## RAW DATA

──────────────────────────────

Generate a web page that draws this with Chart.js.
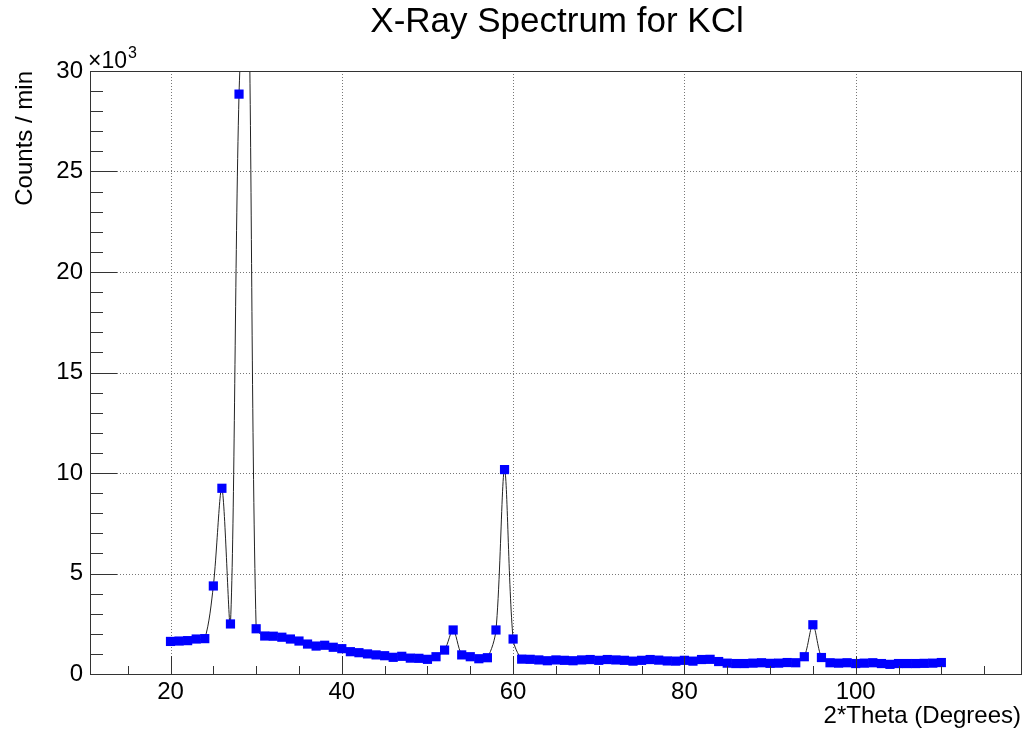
<!DOCTYPE html>
<html>
<head>
<meta charset="utf-8">
<script src="https://cdn.jsdelivr.net/npm/chart.js@4"></script>
<style>
  body { margin: 0; background: #fff; }
  #wrap { width: 1035px; height: 729px; }
</style>
</head>
<body>
<div id="wrap"><canvas id="xrd_chart"></canvas></div>
<script>
// 2*theta angle (degrees)
const twoTheta = [
  20, 21, 22, 23, 24, 25, 26, 27, 28, 29,
  30, 31, 32, 33, 34, 35, 36, 37, 38, 39,
  40, 41, 42, 43, 44, 45, 46, 47, 48, 49,
  50, 51, 52, 53, 54, 55, 56, 57, 58, 59,
  60, 61, 62, 63, 64, 65, 66, 67, 68, 69,
  70, 71, 72, 73, 74, 75, 76, 77, 78, 79,
  80, 81, 82, 83, 84, 85, 86, 87, 88, 89,
  90, 91, 92, 93, 94, 95, 96, 97, 98, 99,
  100, 101, 102, 103, 104, 105, 106, 107, 108, 109,
  110
];
// counts per minute (29 is off the top of the plot)
const counts = [
  1620, 1640, 1660, 1740, 1760, 4380, 9240, 2490, 28850, 36000,
  2250, 1890, 1880, 1830, 1740, 1640, 1490, 1390, 1430, 1330,
  1260, 1110, 1060, 1000, 950, 910, 830, 880, 790, 780,
  730, 860, 1190, 2190, 950, 860, 760, 810, 2190, 10170,
  1740, 740, 730, 700, 660, 700, 680, 660, 700, 720,
  680, 720, 700, 680, 640, 680, 720, 690, 650, 640,
  680, 640, 720, 730, 620, 540, 520, 520, 540, 560,
  530, 540, 570, 560, 860, 2450, 820, 560, 540, 560,
  520, 540, 560, 520, 480, 520, 520, 520, 530, 540,
  570
];
const xTicks = [20, 40, 60, 80, 100];
const yTicks = [0, 5000, 10000, 15000, 20000, 25000, 30000];

const FONT = "'Liberation Sans', Arial, Helvetica, sans-serif";

// ROOT-like frame, dotted grid, inner ticks and titles
const rootFrame = {
  id: 'rootFrame',
  beforeDatasetsDraw(chart) {
    const { ctx, chartArea: a, scales } = chart;
    ctx.save();
    ctx.strokeStyle = '#777';
    ctx.lineWidth = 1;
    ctx.setLineDash([1, 2]);
    xTicks.forEach(v => {
      const x = Math.round(scales.x.getPixelForValue(v)) + 0.5;
      ctx.beginPath(); ctx.moveTo(x, a.top); ctx.lineTo(x, a.bottom); ctx.stroke();
    });
    yTicks.slice(1, -1).forEach(v => {
      const y = Math.round(scales.y.getPixelForValue(v)) + 0.5;
      ctx.beginPath(); ctx.moveTo(a.left, y); ctx.lineTo(a.right, y); ctx.stroke();
    });
    ctx.restore();
  },
  afterDatasetsDraw(chart) {
    const { ctx, chartArea: a, scales } = chart;
    ctx.save();
    ctx.strokeStyle = '#333';
    ctx.lineWidth = 1;
    ctx.strokeRect(Math.round(a.left) + 0.5, Math.round(a.top) + 0.5,
      Math.round(a.right - a.left), Math.round(a.bottom - a.top));

    // y ticks every 1000, long ones every 5000
    for (let v = 0; v <= 30000; v += 1000) {
      const y = Math.round(scales.y.getPixelForValue(v)) + 0.5;
      const len = v % 5000 === 0 ? 27 : 13;
      ctx.beginPath(); ctx.moveTo(a.left, y); ctx.lineTo(a.left + len, y); ctx.stroke();
    }
    // x ticks every 5, long ones every 20
    for (let v = 15; v <= 115; v += 5) {
      const x = Math.round(scales.x.getPixelForValue(v)) + 0.5;
      const len = v % 20 === 0 ? 18 : 8;
      ctx.beginPath(); ctx.moveTo(x, a.bottom); ctx.lineTo(x, a.bottom - len); ctx.stroke();
    }

    ctx.fillStyle = '#000';
    // title
    ctx.font = '35px ' + FONT;
    ctx.textAlign = 'center';
    ctx.textBaseline = 'middle';
    ctx.fillText('X-Ray Spectrum for KCl', 557, 22);

    // x axis title
    ctx.font = '24px ' + FONT;
    ctx.textAlign = 'right';
    ctx.fillText('2*Theta (Degrees)', a.right, 716);

    // y axis title
    ctx.save();
    ctx.translate(25, a.top);
    ctx.rotate(-Math.PI / 2);
    ctx.textAlign = 'right';
    ctx.fillText('Counts / min', 0, 0);
    ctx.restore();

    // exponent label
    ctx.textAlign = 'left';
    ctx.textBaseline = 'alphabetic';
    ctx.font = '23px ' + FONT;
    ctx.fillText('\u00d710', a.left - 2, a.top - 3);
    const w = ctx.measureText('\u00d710').width;
    ctx.font = '16px ' + FONT;
    ctx.fillText('3', a.left - 2 + w + 1, a.top - 13);
    ctx.restore();
  }
};

const ctx = document.getElementById('xrd_chart').getContext('2d');

const xrd_chart = new Chart(ctx, {
  type: 'line',
  data: {
    datasets: [{
      label: 'KCl',
      data: twoTheta.map((t, i) => ({ x: t, y: counts[i] })),
      borderColor: '#222',
      borderWidth: 1,
      tension: 0.3,
      pointStyle: 'rect',
      pointRadius: 6.5,
      pointBorderWidth: 0,
      pointBackgroundColor: '#0000ff',
      pointHoverRadius: 6.5,
      fill: false
    }]
  },
  options: {
    responsive: true,
    maintainAspectRatio: false,
    animation: false,
    elements: { line: { capBezierPoints: false } },
    layout: {
      padding: { top: 71, right: 14, bottom: 0, left: 0 }
    },
    plugins: {
      legend: { display: false },
      title: { display: false },
      tooltip: { enabled: false }
    },
    scales: {
      x: {
        type: 'linear',
        min: 10.6,
        max: 119.3,
        afterBuildTicks: (scale) => { scale.ticks = xTicks.map(v => ({ value: v })); },
        afterFit: (scale) => { scale.height = 55; },
        grid: { display: false, drawTicks: false, tickLength: 0 },
        border: { display: false },
        ticks: {
          color: '#000',
          padding: 4,
          maxRotation: 0,
          font: { family: FONT, size: 24 }
        }
      },
      y: {
        type: 'linear',
        min: 0,
        max: 30000,
        afterBuildTicks: (scale) => { scale.ticks = yTicks.map(v => ({ value: v })); },
        afterFit: (scale) => { scale.width = 90; },
        grid: { display: false, drawTicks: false, tickLength: 0 },
        border: { display: false },
        ticks: {
          color: '#000',
          padding: 7,
          font: { family: FONT, size: 24 },
          callback: (v) => v / 1000
        }
      }
    }
  },
  plugins: [rootFrame]
});
</script>
</body>
</html>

──────────────────────────────

Leave the pictures out, and print every line of the listing exactly as written.

## REPLY TO THE TASK
Generate a web page that draws this with Chart.js.
<!DOCTYPE html>
<html>
<head>
<meta charset="utf-8">
<script src="https://cdn.jsdelivr.net/npm/chart.js@4"></script>
<style>
  body { margin: 0; background: #fff; }
  #wrap { width: 1035px; height: 729px; }
</style>
</head>
<body>
<div id="wrap"><canvas id="xrd_chart"></canvas></div>
<script>
// 2*theta angle (degrees)
const twoTheta = [
  20, 21, 22, 23, 24, 25, 26, 27, 28, 29,
  30, 31, 32, 33, 34, 35, 36, 37, 38, 39,
  40, 41, 42, 43, 44, 45, 46, 47, 48, 49,
  50, 51, 52, 53, 54, 55, 56, 57, 58, 59,
  60, 61, 62, 63, 64, 65, 66, 67, 68, 69,
  70, 71, 72, 73, 74, 75, 76, 77, 78, 79,
  80, 81, 82, 83, 84, 85, 86, 87, 88, 89,
  90, 91, 92, 93, 94, 95, 96, 97, 98, 99,
  100, 101, 102, 103, 104, 105, 106, 107, 108, 109,
  110
];
// counts per minute (29 is off the top of the plot)
const counts = [
  1620, 1640, 1660, 1740, 1760, 4380, 9240, 2490, 28850, 36000,
  2250, 1890, 1880, 1830, 1740, 1640, 1490, 1390, 1430, 1330,
  1260, 1110, 1060, 1000, 950, 910, 830, 880, 790, 780,
  730, 860, 1190, 2190, 950, 860, 760, 810, 2190, 10170,
  1740, 740, 730, 700, 660, 700, 680, 660, 700, 720,
  680, 720, 700, 680, 640, 680, 720, 690, 650, 640,
  680, 640, 720, 730, 620, 540, 520, 520, 540, 560,
  530, 540, 570, 560, 860, 2450, 820, 560, 540, 560,
  520, 540, 560, 520, 480, 520, 520, 520, 530, 540,
  570
];
const xTicks = [20, 40, 60, 80, 100];
const yTicks = [0, 5000, 10000, 15000, 20000, 25000, 30000];

const FONT = "'Liberation Sans', Arial, Helvetica, sans-serif";

// ROOT-like frame, dotted grid, inner ticks and titles
const rootFrame = {
  id: 'rootFrame',
  beforeDatasetsDraw(chart) {
    const { ctx, chartArea: a, scales } = chart;
    ctx.save();
    ctx.strokeStyle = '#777';
    ctx.lineWidth = 1;
    ctx.setLineDash([1, 2]);
    xTicks.forEach(v => {
      const x = Math.round(scales.x.getPixelForValue(v)) + 0.5;
      ctx.beginPath(); ctx.moveTo(x, a.top); ctx.lineTo(x, a.bottom); ctx.stroke();
    });
    yTicks.slice(1, -1).forEach(v => {
      const y = Math.round(scales.y.getPixelForValue(v)) + 0.5;
      ctx.beginPath(); ctx.moveTo(a.left, y); ctx.lineTo(a.right, y); ctx.stroke();
    });
    ctx.restore();
  },
  afterDatasetsDraw(chart) {
    const { ctx, chartArea: a, scales } = chart;
    ctx.save();
    ctx.strokeStyle = '#333';
    ctx.lineWidth = 1;
    ctx.strokeRect(Math.round(a.left) + 0.5, Math.round(a.top) + 0.5,
      Math.round(a.right - a.left), Math.round(a.bottom - a.top));

    // y ticks every 1000, long ones every 5000
    for (let v = 0; v <= 30000; v += 1000) {
      const y = Math.round(scales.y.getPixelForValue(v)) + 0.5;
      const len = v % 5000 === 0 ? 27 : 13;
      ctx.beginPath(); ctx.moveTo(a.left, y); ctx.lineTo(a.left + len, y); ctx.stroke();
    }
    // x ticks every 5, long ones every 20
    for (let v = 15; v <= 115; v += 5) {
      const x = Math.round(scales.x.getPixelForValue(v)) + 0.5;
      const len = v % 20 === 0 ? 18 : 8;
      ctx.beginPath(); ctx.moveTo(x, a.bottom); ctx.lineTo(x, a.bottom - len); ctx.stroke();
    }

    ctx.fillStyle = '#000';
    // title
    ctx.font = '35px ' + FONT;
    ctx.textAlign = 'center';
    ctx.textBaseline = 'middle';
    ctx.fillText('X-Ray Spectrum for KCl', 557, 22);

    // x axis title
    ctx.font = '24px ' + FONT;
    ctx.textAlign = 'right';
    ctx.fillText('2*Theta (Degrees)', a.right, 716);

    // y axis title
    ctx.save();
    ctx.translate(25, a.top);
    ctx.rotate(-Math.PI / 2);
    ctx.textAlign = 'right';
    ctx.fillText('Counts / min', 0, 0);
    ctx.restore();

    // exponent label
    ctx.textAlign = 'left';
    ctx.textBaseline = 'alphabetic';
    ctx.font = '23px ' + FONT;
    ctx.fillText('\u00d710', a.left - 2, a.top - 3);
    const w = ctx.measureText('\u00d710').width;
    ctx.font = '16px ' + FONT;
    ctx.fillText('3', a.left - 2 + w + 1, a.top - 13);
    ctx.restore();
  }
};

const ctx = document.getElementById('xrd_chart').getContext('2d');

const xrd_chart = new Chart(ctx, {
  type: 'line',
  data: {
    datasets: [{
      label: 'KCl',
      data: twoTheta.map((t, i) => ({ x: t, y: counts[i] })),
      borderColor: '#222',
      borderWidth: 1,
      tension: 0.3,
      pointStyle: 'rect',
      pointRadius: 6.5,
      pointBorderWidth: 0,
      pointBackgroundColor: '#0000ff',
      pointHoverRadius: 6.5,
      fill: false
    }]
  },
  options: {
    responsive: true,
    maintainAspectRatio: false,
    animation: false,
    elements: { line: { capBezierPoints: false } },
    layout: {
      padding: { top: 71, right: 14, bottom: 0, left: 0 }
    },
    plugins: {
      legend: { display: false },
      title: { display: false },
      tooltip: { enabled: false }
    },
    scales: {
      x: {
        type: 'linear',
        min: 10.6,
        max: 119.3,
        afterBuildTicks: (scale) => { scale.ticks = xTicks.map(v => ({ value: v })); },
        afterFit: (scale) => { scale.height = 55; },
        grid: { display: false, drawTicks: false, tickLength: 0 },
        border: { display: false },
        ticks: {
          color: '#000',
          padding: 4,
          maxRotation: 0,
          font: { family: FONT, size: 24 }
        }
      },
      y: {
        type: 'linear',
        min: 0,
        max: 30000,
        afterBuildTicks: (scale) => { scale.ticks = yTicks.map(v => ({ value: v })); },
        afterFit: (scale) => { scale.width = 90; },
        grid: { display: false, drawTicks: false, tickLength: 0 },
        border: { display: false },
        ticks: {
          color: '#000',
          padding: 7,
          font: { family: FONT, size: 24 },
          callback: (v) => v / 1000
        }
      }
    }
  },
  plugins: [rootFrame]
});
</script>
</body>
</html>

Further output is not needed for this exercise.